Tuesday, October 29, 2019

Time Machine Beaten by the Clock

Howard Oakley:

Times here are given in UTC, which would a minute earlier have been an hour behind local time, so this backup would have actually started at 02:00:41 according to local clock time had the clocks not been changing that night. However, the clock change occurred at 02:00:00 local time, so for the second time that morning, the local time would have been showing 01:00:41, this time the same as UTC.

These entries show Time Machine successfully making its three snapshots, and naming each com.apple.TimeMachine.2019-10-27-010127, in accordance with both UTC and local time, the latter having just changed.

[…]

By an odd quirk of fate, this backup chose to try to create its three snapshots at 02:01:27. For a reason I can’t fathom, it decided to name those snapshots as if it was an hour ago, 01:01:27, which gave them identical names to those made during the last backup. Those snapshots failed because of the name conflict, and the whole backup was aborted as a result.
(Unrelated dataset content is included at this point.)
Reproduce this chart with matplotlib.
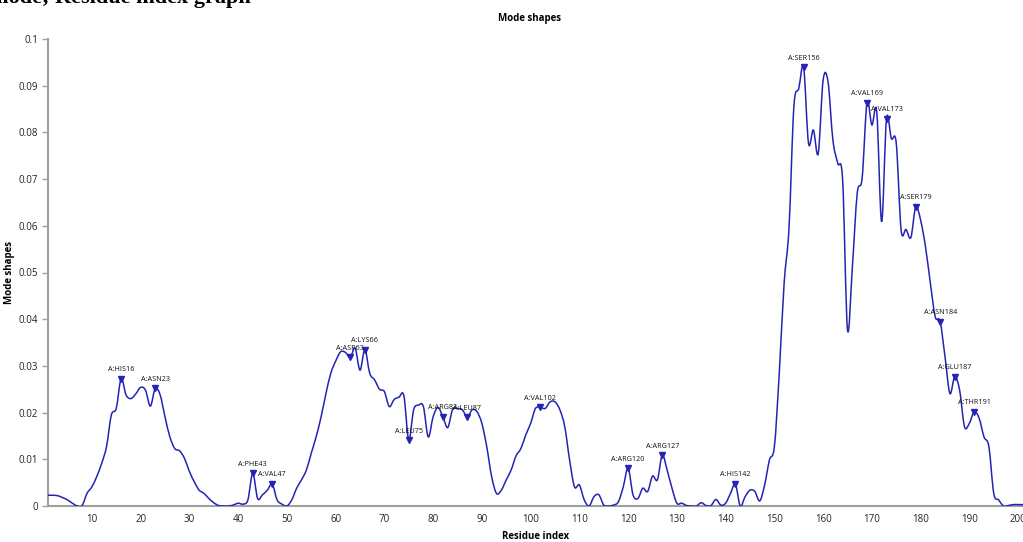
import matplotlib
matplotlib.use('Agg')
import matplotlib.pyplot as plt
from matplotlib.path import Path
from matplotlib.patches import PathPatch

# ── Data: mode shape per residue ─────────────────────────────────────────────
residues = list(range(1, 202))
mode_shape = [
    0.0023, 0.0023, 0.0022, 0.0018, 0.0013, 0.0006, 0.0000, 0.0001, 0.0027, 0.0041,
    0.0063, 0.0091, 0.0127, 0.0195, 0.0209, 0.0273, 0.0238, 0.0230, 0.0240, 0.0254,
    0.0248, 0.0214, 0.0252, 0.0238, 0.0191, 0.0148, 0.0123, 0.0118, 0.0102, 0.0074,
    0.0052, 0.0034, 0.0027, 0.0016, 0.0007, 0.0001, 0.0000, 0.0000, 0.0002, 0.0006,
    0.0004, 0.0013, 0.0070, 0.0016, 0.0024, 0.0034, 0.0047, 0.0013, 0.0004, 0.0000,
    0.0013, 0.0038, 0.0056, 0.0077, 0.0113, 0.0148, 0.0190, 0.0240, 0.0284, 0.0310,
    0.0330, 0.0329, 0.0318, 0.0338, 0.0291, 0.0335, 0.0284, 0.0270, 0.0250, 0.0245,
    0.0213, 0.0228, 0.0233, 0.0236, 0.0141, 0.0206, 0.0216, 0.0213, 0.0148, 0.0191,
    0.0211, 0.0191, 0.0168, 0.0207, 0.0209, 0.0206, 0.0190, 0.0206, 0.0202, 0.0177,
    0.0127, 0.0063, 0.0027, 0.0034, 0.0056, 0.0077, 0.0107, 0.0123, 0.0152, 0.0177,
    0.0209, 0.0211, 0.0209, 0.0223, 0.0223, 0.0206, 0.0170, 0.0098, 0.0041, 0.0045,
    0.0013, 0.0000, 0.0020, 0.0024, 0.0002, 0.0000, 0.0002, 0.0009, 0.0041, 0.0081,
    0.0024, 0.0016, 0.0038, 0.0031, 0.0064, 0.0056, 0.0109, 0.0077, 0.0038, 0.0006,
    0.0006, 0.0001, 0.0000, 0.0000, 0.0007, 0.0001, 0.0001, 0.0014, 0.0002, 0.0006,
    0.0027, 0.0047, 0.0000, 0.0020, 0.0034, 0.0031, 0.0011, 0.0045, 0.0099, 0.0127,
    0.0284, 0.0477, 0.0595, 0.0855, 0.0894, 0.0939, 0.0777, 0.0805, 0.0755, 0.0912,
    0.0909, 0.0784, 0.0734, 0.0698, 0.0377, 0.0512, 0.0670, 0.0702, 0.0864, 0.0816,
    0.0844, 0.0609, 0.0829, 0.0787, 0.0777, 0.0591, 0.0592, 0.0575, 0.0641, 0.0612,
    0.0555, 0.0477, 0.0405, 0.0395, 0.0320, 0.0241, 0.0277, 0.0248, 0.0170, 0.0177,
    0.0202, 0.0188, 0.0148, 0.0127, 0.0027, 0.0013, 0.0000, 0.0001, 0.0003, 0.0003,
    0.0003,
]

# labelled residues
peak_res = [16, 23, 43, 47, 63, 66, 75, 82, 87, 102, 120, 127, 142,
            156, 169, 173, 179, 184, 187, 191]
peak_names = ["A:HIS16", "A:ASN23", "A:PHE43", "A:VAL47", "A:ASP63", "A:LYS66",
              "A:LEU75", "A:ARG82", "A:LEU87", "A:VAL102", "A:ARG120", "A:ARG127",
              "A:HIS142", "A:SER156", "A:VAL169", "A:VAL173", "A:SER179",
              "A:ASN184", "A:GLU187", "A:THR191"]

x_ticks = list(range(10, 201, 10))
y_ticks = [0, 0.01, 0.02, 0.03, 0.04, 0.05, 0.06, 0.07, 0.08, 0.09, 0.1]
y_labels = ["0", "0.01", "0.02", "0.03", "0.04", "0.05", "0.06", "0.07", "0.08", "0.09", "0.1"]

LINE = "#2424b4"
AXIS = "#a0a0a0"

plt.rcParams["font.family"] = ["Open Sans", "DejaVu Sans"]

fig = plt.figure(figsize=(10.23, 5.42), dpi=100, facecolor="white")
ax = fig.add_axes([48 / 1023, 36 / 542, 975 / 1023, 467 / 542])


def smooth_path(xs, ys):
    """Catmull-Rom curve through the data points, as cubic Bezier segments."""
    verts = [(xs[0], ys[0])]
    codes = [Path.MOVETO]
    n = len(xs)
    for i in range(n - 1):
        x0, y0 = (xs[i - 1], ys[i - 1]) if i > 0 else (xs[i], ys[i])
        x1, y1 = xs[i], ys[i]
        x2, y2 = xs[i + 1], ys[i + 1]
        x3, y3 = (xs[i + 2], ys[i + 2]) if i + 2 < n else (x2, y2)
        verts += [(x1 + (x2 - x0) / 6, y1 + (y2 - y0) / 6),
                  (x2 - (x3 - x1) / 6, y2 - (y3 - y1) / 6),
                  (x2, y2)]
        codes += [Path.CURVE4] * 3
    return Path(verts, codes)


ax.add_patch(PathPatch(smooth_path(residues, mode_shape), facecolor="none",
                       edgecolor=LINE, linewidth=1.1, zorder=3))

# markers + labels
for r, name in zip(peak_res, peak_names):
    v = mode_shape[r - 1]
    ax.plot([r], [v], marker="v", color=LINE, markersize=4.5,
            linestyle="none", zorder=4)
    ax.annotate(name, (r, v), xytext=(0, 4), textcoords="offset points",
                ha="center", va="bottom", fontsize=5.2, color="#111111")

ax.set_xlim(1, 201)
ax.set_ylim(0, 0.1)
ax.set_xticks(x_ticks)
ax.set_yticks(y_ticks)
ax.set_yticklabels(y_labels)
ax.tick_params(axis="x", length=0, labelsize=7, pad=6, colors="#222222")
ax.tick_params(axis="y", length=4, width=1, color=AXIS, labelsize=7,
               labelcolor="#222222", pad=3)

for s in ("top", "right"):
    ax.spines[s].set_visible(False)
for s in ("left", "bottom"):
    ax.spines[s].set_color(AXIS)
    ax.spines[s].set_linewidth(1.5)

ax.set_xlabel("Residue index", fontsize=7, fontweight="bold", labelpad=4)
ax.set_ylabel("Mode shapes", fontsize=7, fontweight="bold")
ax.yaxis.set_label_coords(-33 / 975, 0.5)
fig.text(530 / 1023, 1 - 18 / 542, "Mode shapes", ha="center", va="center",
         fontsize=7, fontweight="bold")

# page heading cut off at the top of the screenshot
fig.text(-0.01, 1 - 3 / 542, "mode; Residue index graph", ha="left",
         va="baseline", fontsize=16, fontweight="bold", family="Liberation Serif")

fig.savefig("out.png", dpi=100, facecolor="white")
He disagrees, but from what I see—farther from the prime meridian—Time Machine names its snapshot folders using local time, not UTC. So, even during normal operation, it’s possible for two different instants in time to map to the same name.

I’d love to know why Apple doesn’t use UTC in the filesystem. The restoration UI would still have the opportunity to format the dates for display using local time.